You’ll see them in the article series with titles like:
- “It’s Not Laziness” – reframing low energy and overload
- “The Brake Pedal Is Stuck” – when your Recovery System won’t let you accelerate
- “The Millisecond Scan” – how your Attention System is constantly sweeping the room
- “The Dirty Windshield” – when past experiences cloud your current view
- “The Myth of the Solo Pilot” – why your Connection and Status systems hate isolation
Each piece zooms into one part of the Inner Control Panel and shows what’s going on under the hood.
How DBM powers the Inner Control Panel
The Inner Control Panel is the practical side of DBM:
a way to see your inner systems and interact with them.
Here’s how the mapping works:
- Energy & Metabolism → Energy Meter
- How charged am I?
- Am I trying to do “deep work” on an empty battery?
- Recovery → Brake & Reset Controls
- Am I riding the brake all day?
- Do I have real recovery, or just numbing?
- Status → Status Gauge
- Where do I feel small, ignored, or exposed?
- What situations reliably trigger shame or superiority?
- Attention → Focus & Scan Controls
- Is my spotlight hijacked by threats and pings?
- Can I widen or narrow the beam on purpose?

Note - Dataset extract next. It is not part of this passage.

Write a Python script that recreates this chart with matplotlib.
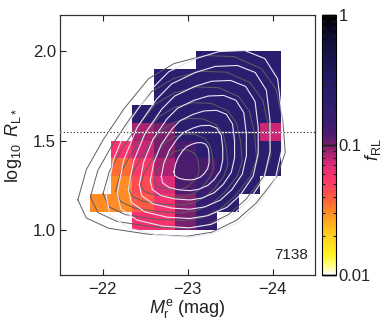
import numpy as np
import matplotlib
matplotlib.use('Agg')
import matplotlib.pyplot as plt
from matplotlib.colors import LinearSegmentedColormap, LogNorm
from matplotlib.ticker import LogLocator, NullFormatter

plt.rcParams['font.family'] = ['Liberation Sans', 'DejaVu Sans']
plt.rcParams['mathtext.fontset'] = 'custom'
plt.rcParams['mathtext.rm'] = 'Liberation Sans'
plt.rcParams['mathtext.it'] = 'Liberation Sans:italic'

# ---------------- data ----------------
mag_edges = [-21.85, -22.10, -22.35, -22.60, -22.85, -23.10, -23.35, -23.60, -23.85, -24.10]
logr_edges = [1.0, 1.1, 1.2, 1.3, 1.4, 1.5, 1.6, 1.7, 1.8, 1.9, 2.0]
nan = np.nan
# radio-loud fraction per bin, rows from log R = 1.0 (bottom) to 2.0 (top)
f_rl = [
    [nan, nan, 0.060, 0.058, 0.100, 0.160, nan, nan, nan],
    [0.030, 0.030, 0.040, 0.058, 0.095, 0.180, 0.220, nan, nan],
    [nan, 0.030, 0.046, 0.070, 0.120, 0.150, 0.220, 0.220, nan],
    [nan, 0.036, 0.055, 0.085, 0.120, 0.130, 0.220, 0.220, 0.220],
    [nan, 0.058, 0.075, 0.100, 0.130, 0.220, 0.220, 0.220, 0.220],
    [nan, nan, 0.085, 0.100, 0.220, 0.220, 0.220, 0.220, 0.075],
    [nan, nan, 0.220, 0.220, 0.220, 0.220, 0.220, 0.220, 0.220],
    [nan, nan, nan, 0.220, 0.220, 0.220, 0.220, 0.220, 0.220],
    [nan, nan, nan, 0.220, 0.220, 0.220, 0.220, 0.220, 0.220],
    [nan, nan, nan, nan, nan, 0.220, 0.220, 0.220, 0.220],
]
n_gal = "7138"
threshold_logr = 1.55

# density contours: outer contour, centre, and nested scales
gray_outer_mag = [-21.71, -21.81, -22.07, -22.54, -22.99, -23.29, -23.58, -23.81, -24.05, -24.15,
                  -24.12, -24.04, -23.87, -23.55, -23.20, -22.84, -22.54, -22.25, -22.01, -21.81]
gray_outer_logr = [1.169, 1.068, 1.011, 0.977, 0.966, 0.989, 1.056, 1.152, 1.298, 1.433,
                   1.619, 1.788, 1.900, 1.968, 1.974, 1.929, 1.844, 1.675, 1.506, 1.338]
gray_center = (-22.85, 1.30)
gray_scales = [1.0, 0.87, 0.74, 0.61, 0.48, 0.35, 0.22]

white_outer_mag = [-22.045, -22.09, -22.31, -22.66, -23.02, -23.31, -23.61, -23.83, -24.03, -24.11,
                   -24.11, -24.06, -23.91, -23.67, -23.37, -23.10, -22.78, -22.58, -22.31, -22.13]
white_outer_logr = [1.186, 1.084, 1.011, 0.972, 0.961, 0.983, 1.045, 1.141, 1.281, 1.450,
                    1.647, 1.844, 1.957, 2.002, 1.996, 1.957, 1.884, 1.788, 1.602, 1.394]
white_center = (-23.04, 1.36)
white_scales = [1.0, 0.87, 0.74, 0.61, 0.48, 0.35, 0.20]

# colour map (position in log scale 0.01 -> 1)
cmap_pos = [0.0, 0.04, 0.08, 0.15, 0.20, 0.239, 0.278, 0.327, 0.382, 0.429, 0.465, 0.50,
            0.54, 0.588, 0.671, 0.80, 0.92, 1.0]
cmap_col = ['#ffffff', '#ffff70', '#fff020', '#ffd020', '#ffac20', '#ff8c25', '#ff6a35',
            '#ff4a55', '#f8326e', '#d82a78', '#a8236f', '#7a1f6e', '#4e1c6c', '#3a1d70',
            '#2b1e6f', '#1e1858', '#0e0c30', '#000000']
cmap = LinearSegmentedColormap.from_list('frl', list(zip(cmap_pos, cmap_col)))
norm = LogNorm(vmin=0.01, vmax=1.0)

# ---------------- figure ----------------
W, H = 386, 321
fig = plt.figure(figsize=(W / 100, H / 100), dpi=100)
ax = fig.add_axes([60 / W, 46 / H, 255 / W, 260 / H])
cax = fig.add_axes([322 / W, 46 / H, 14 / W, 260 / H])

mesh = ax.pcolormesh(mag_edges, logr_edges, np.ma.masked_invalid(np.array(f_rl)),
                     cmap=cmap, norm=norm, shading='flat', antialiased=False,
                     edgecolors='none', zorder=1)

for (om, orr, cen, scales, col, lw) in [
        (gray_outer_mag, gray_outer_logr, gray_center, gray_scales, '#5e5e5e', 0.7),
        (white_outer_mag, white_outer_logr, white_center, white_scales, '#ece4f6', 0.8)]:
    om = np.array(om + om[:1])
    orr = np.array(orr + orr[:1])
    for s in scales:
        ax.plot(cen[0] + s * (om - cen[0]), cen[1] + s * (orr - cen[1]),
                color=col, lw=lw, zorder=3)

ax.axhline(threshold_logr, color='white', lw=0.9, zorder=4)
ax.axhline(threshold_logr, color='#222222', lw=0.8, ls=(0, (1, 2)), zorder=5)

ax.text(0.972, 0.06, n_gal, transform=ax.transAxes, ha='right', va='baseline',
        fontsize=11, color='#222222')

ax.set_xlim(-21.5, -24.5)
ax.set_ylim(0.75, 2.2)
ax.set_xticks([-22, -23, -24])
ax.set_xticklabels(['\u221222', '\u221223', '\u221224'])
ax.set_yticks([1.0, 1.5, 2.0])
ax.set_yticklabels(['1.0', '1.5', '2.0'])
ax.tick_params(direction='in', top=True, right=False, length=4, width=0.8,
               labelsize=12, colors='#222222')
ax.tick_params(axis='y', pad=3)
ax.tick_params(axis='x', pad=5)
for sp in ax.spines.values():
    sp.set_linewidth(0.9)
    sp.set_color('#333333')

ax.set_xlabel(r'$M_{\rm r}^{\rm e}$ (mag)', fontsize=13, labelpad=0, color='#222222')
ax.set_ylabel(r'$\log_{10}\ R_{\rm L*}$', fontsize=13, labelpad=6, color='#222222')

cb = fig.colorbar(mesh, cax=cax, ticks=[0.01, 0.1, 1])
cb.ax.set_yticklabels(['0.01', '0.1', '1'])
cb.ax.yaxis.set_minor_locator(LogLocator(base=10, subs=np.arange(2, 10)))
cb.ax.yaxis.set_minor_formatter(NullFormatter())
cb.ax.tick_params(which='major', direction='in', left=True, right=True, length=10,
                  width=1.0, labelsize=12, pad=2, colors='#222222')
cb.ax.tick_params(which='minor', direction='in', left=True, right=True, length=2.2,
                  width=0.8, colors='#222222')
cb.outline.set_linewidth(0.8)
fig.text(373 / W, 1 - 150 / H, r'$f_{\rm RL}$', rotation=90, ha='center', va='center',
         fontsize=13, color='#222222')

fig.savefig('out.png', dpi=100)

- Connection → Connection Radar
- Who are my safe people?
- Where am I sending “I’m fine” signals while feeling alone?
The beauty of DBM is that you don’t need to “fix everything at once.”
You can pick one dial, one indicator, one small experiment.
For example:
Instead of “I’m just bad with people,” you might say:
“My Connection System is stuck in threat mode. What’s one safer, low-stakes interaction I can rehearse and try?”

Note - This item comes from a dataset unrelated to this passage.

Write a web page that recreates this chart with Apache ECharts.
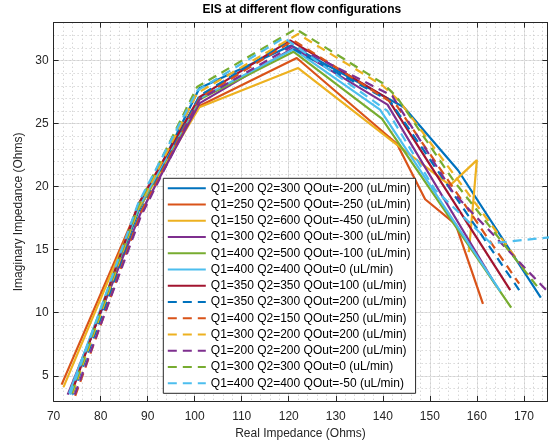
<!DOCTYPE html>
<html>
<head>
<meta charset="utf-8">
<script src="https://cdn.jsdelivr.net/npm/echarts@6/dist/echarts.min.js"></script>
<style>
html,body{margin:0;padding:0;background:#fff;}
#chart{width:552px;height:445px;}
</style>
</head>
<body>
<div id="chart"></div>
<script>
// ---- data ----
const seriesNames = [
  'Q1=200 Q2=300 QOut=-200 (uL/min)',
  'Q1=250 Q2=500 QOut=-250 (uL/min)',
  'Q1=150 Q2=600 QOut=-450 (uL/min)',
  'Q1=300 Q2=600 QOut=-300 (uL/min)',
  'Q1=400 Q2=500 QOut=-100 (uL/min)',
  'Q1=400 Q2=400 QOut=0 (uL/min)',
  'Q1=350 Q2=350 QOut=100 (uL/min)',
  'Q1=350 Q2=300 QOut=200 (uL/min)',
  'Q1=400 Q2=150 QOut=250 (uL/min)',
  'Q1=300 Q2=200 QOut=200 (uL/min)',
  'Q1=200 Q2=200 QOut=200 (uL/min)',
  'Q1=300 Q2=300 QOut=0 (uL/min)',
  'Q1=400 Q2=400 QOut=-50 (uL/min)'
];
const re1 = [73.5, 88, 101, 120.5, 140, 144.5, 156, 173.6];
const im1 = [3.6, 18.0, 27.8, 31.2, 27.2, 26.3, 21.3, 11.2];
const re2 = [71.7, 88, 101, 121.7, 143, 149, 155.5, 161.3];
const im2 = [4.3, 18.4, 26.4, 30.2, 23.4, 19.0, 17.0, 10.7];
const re3 = [72.1, 88, 101, 122, 142, 154.3, 160, 158.3];
const im3 = [4.1, 18.2, 26.3, 29.4, 23.6, 20.1, 22.1, 14.8];
const re4 = [73, 88.5, 101, 121, 141, 164];
const im4 = [3.5, 17.9, 26.6, 31.0, 26.5, 12.2];
const re5 = [73.5, 88, 101, 121, 139.8, 167.3];
const im5 = [3.7, 18.2, 26.9, 30.7, 25.4, 10.4];
const re6 = [73.3, 88, 101, 121, 139.4, 165];
const im6 = [3.6, 18.3, 27.0, 30.9, 26.1, 11.7];
const re7 = [73.8, 88, 101, 120.3, 141, 167.1];
const im7 = [3.6, 18.6, 27.1, 31.6, 27.0, 11.8];
const re8 = [74, 88.5, 101, 119, 141.5, 169];
const im8 = [3.5, 18.0, 27.2, 31.3, 26.8, 11.8];
const re9 = [74.6, 88.5, 101, 121, 143, 169];
const im9 = [3.4, 17.9, 27.0, 31.6, 26.4, 12.3];
const re10 = [74, 88, 100.5, 122, 140, 143.5, 171];
const im10 = [3.6, 18.3, 27.4, 32.1, 28.0, 26.8, 13.0];
const re11 = [74.5, 88.5, 101, 121, 142, 155, 176];
const im11 = [3.5, 17.6, 26.9, 31.2, 27.2, 19.5, 11.3];
const re12 = [73.8, 88, 100.5, 121.5, 140, 143, 155, 173];
const im12 = [3.6, 18.5, 27.9, 32.5, 28.2, 27.1, 20.5, 12.0];
const re13 = [73.5, 88, 100.5, 119, 141, 151, 163, 176];
const im13 = [3.5, 18.7, 27.6, 31.8, 26.0, 19.8, 15.5, 16.0];

const reList = [re1, re2, re3, re4, re5, re6, re7, re8, re9, re10, re11, re12, re13];
const imList = [im1, im2, im3, im4, im5, im6, im7, im8, im9, im10, im11, im12, im13];
const dashedFlags = [false, false, false, false, false, false, false, true, true, true, true, true, true];

const xRange = [70, 175];
const yRange = [3, 33];

// ---- styling ----
const palette = ['#0072BD', '#D95319', '#EDB120', '#7E2F8E', '#77AC30', '#4DBEEE', '#A2142F'];
const FONT = '"Liberation Sans", Arial, Helvetica, sans-serif';
const INK = '#262626';

const series = seriesNames.map((name, i) => ({
  name: name,
  type: 'line',
  xAxisIndex: 0,
  yAxisIndex: 0,
  showSymbol: false,
  symbol: 'none',
  animation: false,
  clip: true,
  lineStyle: {
    color: palette[i % 7],
    width: 2.2,
    type: dashedFlags[i] ? [9, 6] : 'solid'
  },
  itemStyle: { color: palette[i % 7] },
  data: reList[i].map((x, j) => [x, imList[i][j]])
}));

const chart = echarts.init(document.getElementById('chart'), null, { renderer: 'canvas' });
const grid = { left: 53.6, right: 4.6, top: 22.7, bottom: 42.8, containLabel: false };

const baseAxisLine = { show: true, lineStyle: { color: INK, width: 1 } };
const baseTick = { show: true, inside: true, length: 5, lineStyle: { color: INK, width: 1 } };

chart.setOption({
  animation: false,
  backgroundColor: '#ffffff',
  textStyle: { fontFamily: FONT },
  grid: grid,
  graphic: [{
    type: 'text',
    left: 300.5 - 98,
    top: 4,
    style: {
      text: 'EIS at different flow configurations',
      font: 'bold 12px ' + FONT,
      fill: '#000000'
    }
  }],
  legend: {
    orient: 'vertical',
    left: 163.3,
    top: 178.3,
    itemWidth: 38,
    itemHeight: 12,
    itemGap: 4.25,
    padding: [4, 5, 4, 3.5],
    backgroundColor: '#ffffff',
    borderColor: INK,
    borderWidth: 1,
    itemStyle: { opacity: 0, borderWidth: 0 },
    textStyle: { fontFamily: FONT, fontSize: 12, color: '#000000', padding: [0, 0, 0, 0] },
    data: seriesNames
  },
  xAxis: [
    {
      type: 'value', min: xRange[0], max: xRange[1], interval: 10, position: 'bottom',
      axisLine: baseAxisLine, axisTick: baseTick,
      axisLabel: { show: true, showMaxLabel: false, margin: 10, color: INK, fontSize: 12, fontFamily: FONT },
      splitLine: { show: true, lineStyle: { color: '#e2e2e2', width: 1 } },
      name: 'Real Impedance (Ohms)', nameLocation: 'middle', nameGap: 27,
      nameTextStyle: { color: INK, fontSize: 12, fontFamily: FONT }
    },
    {
      type: 'value', min: xRange[0], max: xRange[1], interval: 10, position: 'top',
      axisLine: baseAxisLine, axisTick: baseTick,
      axisLabel: { show: false }, splitLine: { show: false }
    },
    {
      type: 'value', min: xRange[0], max: xRange[1], interval: 2, position: 'bottom',
      axisLine: { show: false }, axisTick: { show: false }, axisLabel: { show: false },
      splitLine: { show: true, lineStyle: { color: '#c4c4c4', width: 1, type: [1, 3] } }
    }
  ],
  yAxis: [
    {
      type: 'value', min: yRange[0], max: yRange[1], splitNumber: 6, position: 'left',
      axisLine: baseAxisLine, axisTick: baseTick,
      axisLabel: { show: true, showMinLabel: false, showMaxLabel: false, margin: 5, color: INK, fontSize: 12, fontFamily: FONT },
      splitLine: { show: true, lineStyle: { color: '#e2e2e2', width: 1 } },
      name: 'Imaginary Impedance (Ohms)', nameLocation: 'middle', nameGap: 23,
      nameTextStyle: { color: INK, fontSize: 12, fontFamily: FONT }
    },
    {
      type: 'value', min: yRange[0], max: yRange[1], splitNumber: 6, position: 'right',
      axisLine: baseAxisLine, axisTick: baseTick,
      axisLabel: { show: false }, splitLine: { show: false }
    },
    {
      type: 'value', min: yRange[0], max: yRange[1], interval: 1, position: 'left',
      axisLine: { show: false }, axisTick: { show: false }, axisLabel: { show: false },
      splitLine: { show: true, lineStyle: { color: '#c4c4c4', width: 1, type: [1, 3] } }
    }
  ],
  series: series
});
</script>
</body>
</html>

Instead of “I need more discipline,” you might say:
“My EMS is low and my Recovery System is panicking. What’s a 10-minute reset that doesn’t drain my future self?”
The Inner Control Panel becomes a mental interface you can carry around.
DBM is the wiring that makes those controls meaningful.
How this helps in real life
When you work with DBM and the Inner Control Panel, you get:
- A shared language – for individuals, teams, therapists, coaches, and educators to talk about struggles without blame.
- A map for interventions – instead of random tips, you can target the system that’s actually under strain.
- A way to design tools – apps, programs, and practices that respect how the brain really works, not how we wish it did.
- More compassion for yourself and others – “of course I’m stuck; my Status and Connection systems are overloaded” lands very differently than “I’m weak.”
Where we go from here
This article is the overview, not the manual.
In the rest of this series, I’ll walk through:
- why “laziness” is often a misdiagnosis,
- what it means when your inner brake pedal is stuck,
- how your brain runs a millisecond social scan in every room,
- why your mental windshield gets dirty—and how to clean it,
- and why the “solo pilot” is a myth that quietly burns us out.
Together, the Didomi Behavioral Model and the Inner Control Panel are meant to do one simple thing:
Make your inner world visible, understandable, and tweakable—
so progress and wellbeing become affordable and repeatable, not mysterious or reserved for the lucky few.